Direction: Exactly as written, retype the listing below, omitting the pictures.

╭──

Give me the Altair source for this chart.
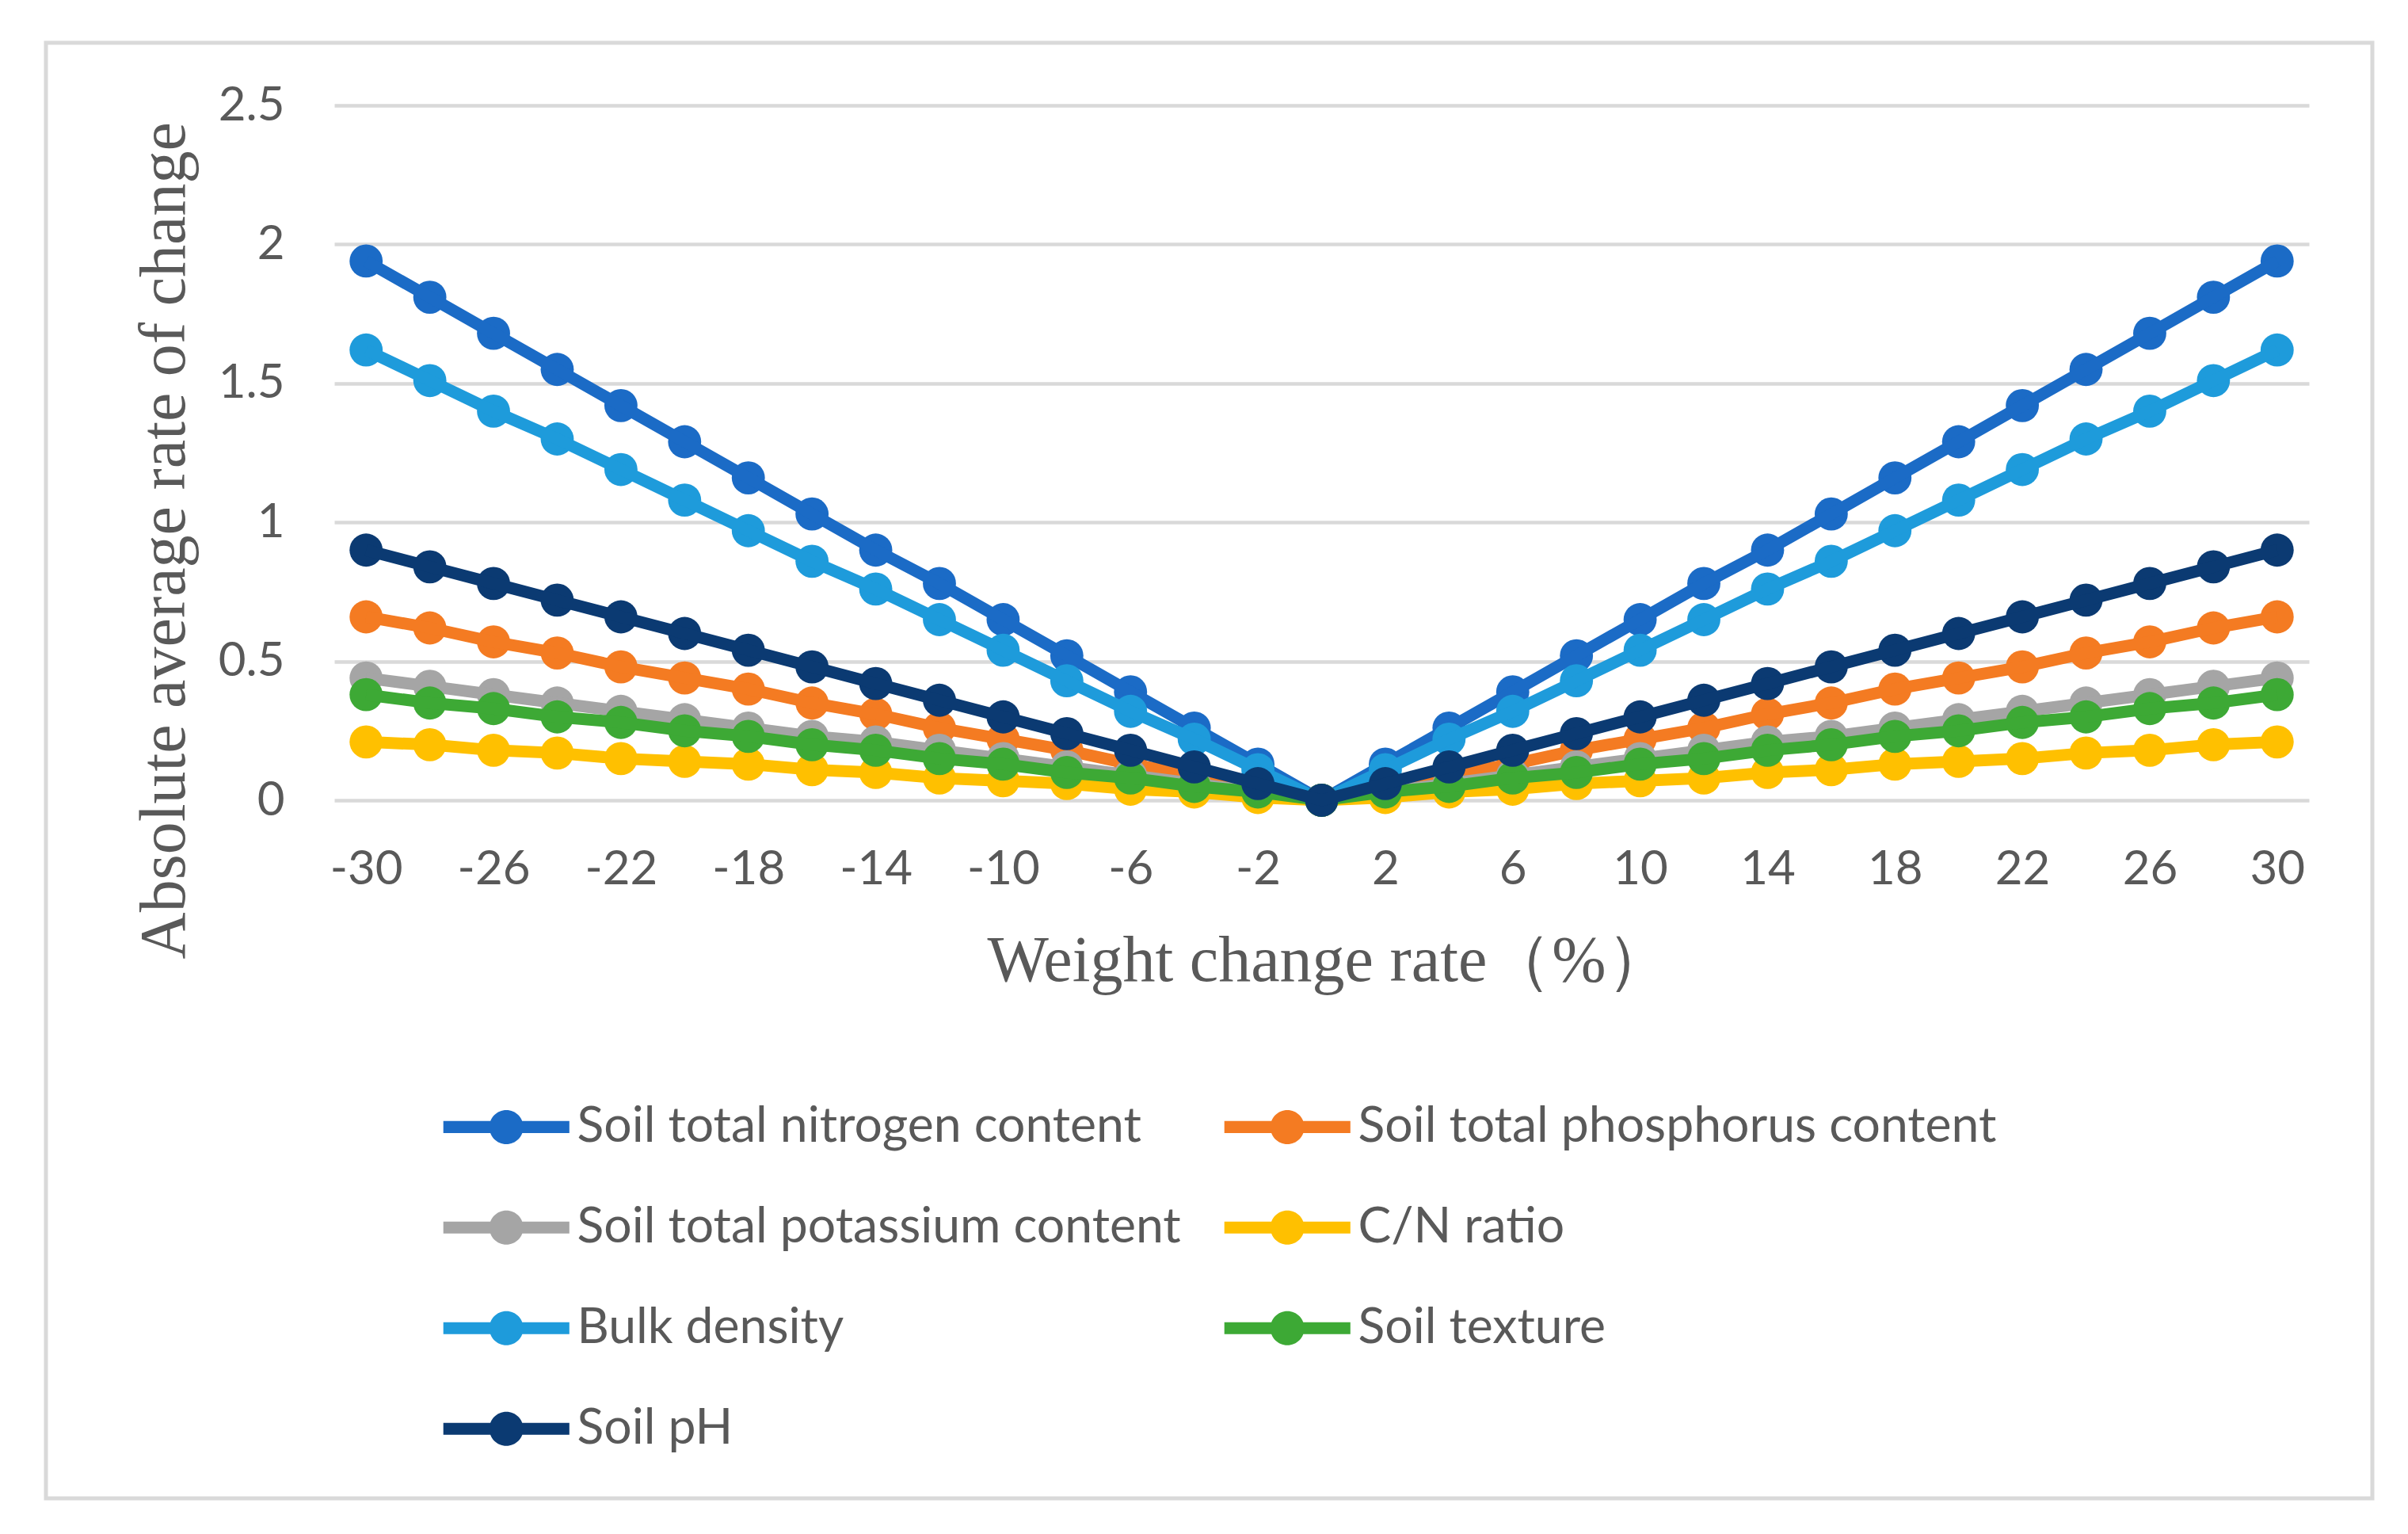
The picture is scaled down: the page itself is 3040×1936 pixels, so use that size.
import altair as alt
import pandas as pd

x_values = [-30, -28, -26, -24, -22, -20, -18, -16, -14, -12, -10, -8, -6, -4, -2, 0,
            2, 4, 6, 8, 10, 12, 14, 16, 18, 20, 22, 24, 26, 28, 30]
x_tick_labels = [-30, -26, -22, -18, -14, -10, -6, -2, 2, 6, 10, 14, 18, 22, 26, 30]
y_ticks = [0, 0.5, 1, 1.5, 2, 2.5]

series_names = [
    "Soil total nitrogen content",
    "Soil total phosphorus content",
    "Soil total potassium content",
    "C/N ratio",
    "Bulk density",
    "Soil texture",
    "Soil pH",
]
series_colors = ["#1B6BC6", "#F47B22", "#A5A5A5", "#FFC000", "#1E9BDB", "#3DA935", "#0B3A72"]

nitrogen = [1.94, 1.81, 1.68, 1.55, 1.42, 1.29, 1.16, 1.03, 0.90, 0.78, 0.65, 0.52, 0.39, 0.26, 0.13, 0.0,
            0.13, 0.26, 0.39, 0.52, 0.65, 0.78, 0.90, 1.03, 1.16, 1.29, 1.42, 1.55, 1.68, 1.81, 1.94]
phosphorus = [0.66, 0.62, 0.57, 0.53, 0.48, 0.44, 0.40, 0.35, 0.31, 0.26, 0.22, 0.18, 0.13, 0.09, 0.04, 0.0,
              0.04, 0.09, 0.13, 0.18, 0.22, 0.26, 0.31, 0.35, 0.40, 0.44, 0.48, 0.53, 0.57, 0.62, 0.66]
potassium = [0.44, 0.41, 0.38, 0.35, 0.32, 0.29, 0.26, 0.23, 0.21, 0.18, 0.15, 0.12, 0.09, 0.06, 0.03, 0.0,
             0.03, 0.06, 0.09, 0.12, 0.15, 0.18, 0.21, 0.23, 0.26, 0.29, 0.32, 0.35, 0.38, 0.41, 0.44]
cn_ratio = [0.21, 0.20, 0.18, 0.17, 0.15, 0.14, 0.13, 0.11, 0.10, 0.08, 0.07, 0.06, 0.04, 0.03, 0.01, 0.0,
            0.01, 0.03, 0.04, 0.06, 0.07, 0.08, 0.10, 0.11, 0.13, 0.14, 0.15, 0.17, 0.18, 0.20, 0.21]
bulk_density = [1.62, 1.51, 1.40, 1.30, 1.19, 1.08, 0.97, 0.86, 0.76, 0.65, 0.54, 0.43, 0.32, 0.22, 0.11, 0.0,
                0.11, 0.22, 0.32, 0.43, 0.54, 0.65, 0.76, 0.86, 0.97, 1.08, 1.19, 1.30, 1.40, 1.51, 1.62]
soil_texture = [0.38, 0.35, 0.33, 0.30, 0.28, 0.25, 0.23, 0.20, 0.18, 0.15, 0.13, 0.10, 0.08, 0.05, 0.03, 0.0,
                0.03, 0.05, 0.08, 0.10, 0.13, 0.15, 0.18, 0.20, 0.23, 0.25, 0.28, 0.30, 0.33, 0.35, 0.38]
soil_ph = [0.90, 0.84, 0.78, 0.72, 0.66, 0.60, 0.54, 0.48, 0.42, 0.36, 0.30, 0.24, 0.18, 0.12, 0.06, 0.0,
           0.06, 0.12, 0.18, 0.24, 0.30, 0.36, 0.42, 0.48, 0.54, 0.60, 0.66, 0.72, 0.78, 0.84, 0.90]

all_values = [nitrogen, phosphorus, potassium, cn_ratio, bulk_density, soil_texture, soil_ph]

rows = []
for name, vals in zip(series_names, all_values):
    for xv, yv in zip(x_values, vals):
        rows.append({"series": name, "x": xv, "value": yv})
df = pd.DataFrame(rows)

SANS = "Lato, Roboto, sans-serif"
SERIF = "Liberation Serif, Times New Roman, serif"
TEXT = "#595959"

legend_path = "M-3.7,-0.35H3.7V0.35H-3.7Z M1,0A1,1 0 1,1 -1,0A1,1 0 1,1 1,0Z"

color_enc = alt.Color(
    "series:N",
    scale=alt.Scale(domain=series_names, range=series_colors),
    legend=alt.Legend(
        title=None,
        orient="none",
        direction="horizontal",
        legendX=186,
        legendY=1258,
        columns=2,
        columnPadding=54,
        rowPadding=64,
        symbolType=legend_path,
        symbolSize=1849,
        symbolStrokeWidth=0,
        labelOffset=58,
        labelFont=SANS,
        labelFontSize=62.5,
        labelColor=TEXT,
        labelLimit=2000,
    ),
)

x_enc = alt.X(
    "x:O",
    scale=alt.Scale(type="point", padding=0.5),
    axis=alt.Axis(
        values=x_tick_labels,
        labelAngle=0,
        ticks=False,
        domain=False,
        grid=False,
        labelFont=SANS,
        labelFontSize=60,
        labelColor=TEXT,
        labelPadding=58,
        title="Weight change rate（%）",
        titleFont=SERIF,
        titleFontSize=82,
        titleFontWeight="normal",
        titleColor=TEXT,
        titleAlign="left",
        titleBaseline="alphabetic",
        titleX=824,
        titleY=227,
    ),
)
y_enc = alt.Y(
    "value:Q",
    scale=alt.Scale(domain=[0, 2.5]),
    axis=alt.Axis(
        values=y_ticks,
        format="~g",
        ticks=False,
        domain=False,
        grid=True,
        gridColor="#D9D9D9",
        gridWidth=4.5,
        labelFont=SANS,
        labelFontSize=60,
        labelColor=TEXT,
        labelPadding=63,
        title="Absolute average rate of change",
        titleFont=SERIF,
        titleFontSize=82,
        titleFontWeight="normal",
        titleColor=TEXT,
        titleAngle=270,
        titleAlign="left",
        titleBaseline="alphabetic",
        titleX=-190,
        titleY=1077,
    ),
)

layers = []
for name in series_names:
    sub = alt.Chart(df).transform_filter(alt.datum.series == name)
    pts = sub.mark_circle(size=1750, opacity=1).encode(x=x_enc, y=y_enc, color=color_enc)
    line = sub.mark_line(strokeWidth=15).encode(x=x_enc, y=y_enc, color=color_enc)
    layers.extend([pts, line])

border = alt.Chart(pd.DataFrame({"a": [0]})).mark_rect(
    filled=False, stroke="#D9D9D9", strokeWidth=5
).encode(
    x=alt.value(-364), x2=alt.value(2573), y=alt.value(-79), y2=alt.value(1758)
)

chart = alt.layer(border, *layers).properties(
    width=2493,
    height=877,
    autosize=alt.AutoSizeParams(type="none"),
    padding={"left": 414, "top": 125, "right": 117, "bottom": 918},
    background="white",
).configure_view(stroke=None)

chart.save("out.html", embed_options={"renderer": "svg", "actions": False})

╰──

The response:
Give me the Altair source for this chart.
The picture is scaled down: the page itself is 3040×1936 pixels, so use that size.
import altair as alt
import pandas as pd

x_values = [-30, -28, -26, -24, -22, -20, -18, -16, -14, -12, -10, -8, -6, -4, -2, 0,
            2, 4, 6, 8, 10, 12, 14, 16, 18, 20, 22, 24, 26, 28, 30]
x_tick_labels = [-30, -26, -22, -18, -14, -10, -6, -2, 2, 6, 10, 14, 18, 22, 26, 30]
y_ticks = [0, 0.5, 1, 1.5, 2, 2.5]

series_names = [
    "Soil total nitrogen content",
    "Soil total phosphorus content",
    "Soil total potassium content",
    "C/N ratio",
    "Bulk density",
    "Soil texture",
    "Soil pH",
]
series_colors = ["#1B6BC6", "#F47B22", "#A5A5A5", "#FFC000", "#1E9BDB", "#3DA935", "#0B3A72"]

nitrogen = [1.94, 1.81, 1.68, 1.55, 1.42, 1.29, 1.16, 1.03, 0.90, 0.78, 0.65, 0.52, 0.39, 0.26, 0.13, 0.0,
            0.13, 0.26, 0.39, 0.52, 0.65, 0.78, 0.90, 1.03, 1.16, 1.29, 1.42, 1.55, 1.68, 1.81, 1.94]
phosphorus = [0.66, 0.62, 0.57, 0.53, 0.48, 0.44, 0.40, 0.35, 0.31, 0.26, 0.22, 0.18, 0.13, 0.09, 0.04, 0.0,
              0.04, 0.09, 0.13, 0.18, 0.22, 0.26, 0.31, 0.35, 0.40, 0.44, 0.48, 0.53, 0.57, 0.62, 0.66]
potassium = [0.44, 0.41, 0.38, 0.35, 0.32, 0.29, 0.26, 0.23, 0.21, 0.18, 0.15, 0.12, 0.09, 0.06, 0.03, 0.0,
             0.03, 0.06, 0.09, 0.12, 0.15, 0.18, 0.21, 0.23, 0.26, 0.29, 0.32, 0.35, 0.38, 0.41, 0.44]
cn_ratio = [0.21, 0.20, 0.18, 0.17, 0.15, 0.14, 0.13, 0.11, 0.10, 0.08, 0.07, 0.06, 0.04, 0.03, 0.01, 0.0,
            0.01, 0.03, 0.04, 0.06, 0.07, 0.08, 0.10, 0.11, 0.13, 0.14, 0.15, 0.17, 0.18, 0.20, 0.21]
bulk_density = [1.62, 1.51, 1.40, 1.30, 1.19, 1.08, 0.97, 0.86, 0.76, 0.65, 0.54, 0.43, 0.32, 0.22, 0.11, 0.0,
                0.11, 0.22, 0.32, 0.43, 0.54, 0.65, 0.76, 0.86, 0.97, 1.08, 1.19, 1.30, 1.40, 1.51, 1.62]
soil_texture = [0.38, 0.35, 0.33, 0.30, 0.28, 0.25, 0.23, 0.20, 0.18, 0.15, 0.13, 0.10, 0.08, 0.05, 0.03, 0.0,
                0.03, 0.05, 0.08, 0.10, 0.13, 0.15, 0.18, 0.20, 0.23, 0.25, 0.28, 0.30, 0.33, 0.35, 0.38]
soil_ph = [0.90, 0.84, 0.78, 0.72, 0.66, 0.60, 0.54, 0.48, 0.42, 0.36, 0.30, 0.24, 0.18, 0.12, 0.06, 0.0,
           0.06, 0.12, 0.18, 0.24, 0.30, 0.36, 0.42, 0.48, 0.54, 0.60, 0.66, 0.72, 0.78, 0.84, 0.90]

all_values = [nitrogen, phosphorus, potassium, cn_ratio, bulk_density, soil_texture, soil_ph]

rows = []
for name, vals in zip(series_names, all_values):
    for xv, yv in zip(x_values, vals):
        rows.append({"series": name, "x": xv, "value": yv})
df = pd.DataFrame(rows)

SANS = "Lato, Roboto, sans-serif"
SERIF = "Liberation Serif, Times New Roman, serif"
TEXT = "#595959"

legend_path = "M-3.7,-0.35H3.7V0.35H-3.7Z M1,0A1,1 0 1,1 -1,0A1,1 0 1,1 1,0Z"

color_enc = alt.Color(
    "series:N",
    scale=alt.Scale(domain=series_names, range=series_colors),
    legend=alt.Legend(
        title=None,
        orient="none",
        direction="horizontal",
        legendX=186,
        legendY=1258,
        columns=2,
        columnPadding=54,
        rowPadding=64,
        symbolType=legend_path,
        symbolSize=1849,
        symbolStrokeWidth=0,
        labelOffset=58,
        labelFont=SANS,
        labelFontSize=62.5,
        labelColor=TEXT,
        labelLimit=2000,
    ),
)

x_enc = alt.X(
    "x:O",
    scale=alt.Scale(type="point", padding=0.5),
    axis=alt.Axis(
        values=x_tick_labels,
        labelAngle=0,
        ticks=False,
        domain=False,
        grid=False,
        labelFont=SANS,
        labelFontSize=60,
        labelColor=TEXT,
        labelPadding=58,
        title="Weight change rate（%）",
        titleFont=SERIF,
        titleFontSize=82,
        titleFontWeight="normal",
        titleColor=TEXT,
        titleAlign="left",
        titleBaseline="alphabetic",
        titleX=824,
        titleY=227,
    ),
)
y_enc = alt.Y(
    "value:Q",
    scale=alt.Scale(domain=[0, 2.5]),
    axis=alt.Axis(
        values=y_ticks,
        format="~g",
        ticks=False,
        domain=False,
        grid=True,
        gridColor="#D9D9D9",
        gridWidth=4.5,
        labelFont=SANS,
        labelFontSize=60,
        labelColor=TEXT,
        labelPadding=63,
        title="Absolute average rate of change",
        titleFont=SERIF,
        titleFontSize=82,
        titleFontWeight="normal",
        titleColor=TEXT,
        titleAngle=270,
        titleAlign="left",
        titleBaseline="alphabetic",
        titleX=-190,
        titleY=1077,
    ),
)

layers = []
for name in series_names:
    sub = alt.Chart(df).transform_filter(alt.datum.series == name)
    pts = sub.mark_circle(size=1750, opacity=1).encode(x=x_enc, y=y_enc, color=color_enc)
    line = sub.mark_line(strokeWidth=15).encode(x=x_enc, y=y_enc, color=color_enc)
    layers.extend([pts, line])

border = alt.Chart(pd.DataFrame({"a": [0]})).mark_rect(
    filled=False, stroke="#D9D9D9", strokeWidth=5
).encode(
    x=alt.value(-364), x2=alt.value(2573), y=alt.value(-79), y2=alt.value(1758)
)

chart = alt.layer(border, *layers).properties(
    width=2493,
    height=877,
    autosize=alt.AutoSizeParams(type="none"),
    padding={"left": 414, "top": 125, "right": 117, "bottom": 918},
    background="white",
).configure_view(stroke=None)

chart.save("out.html", embed_options={"renderer": "svg", "actions": False})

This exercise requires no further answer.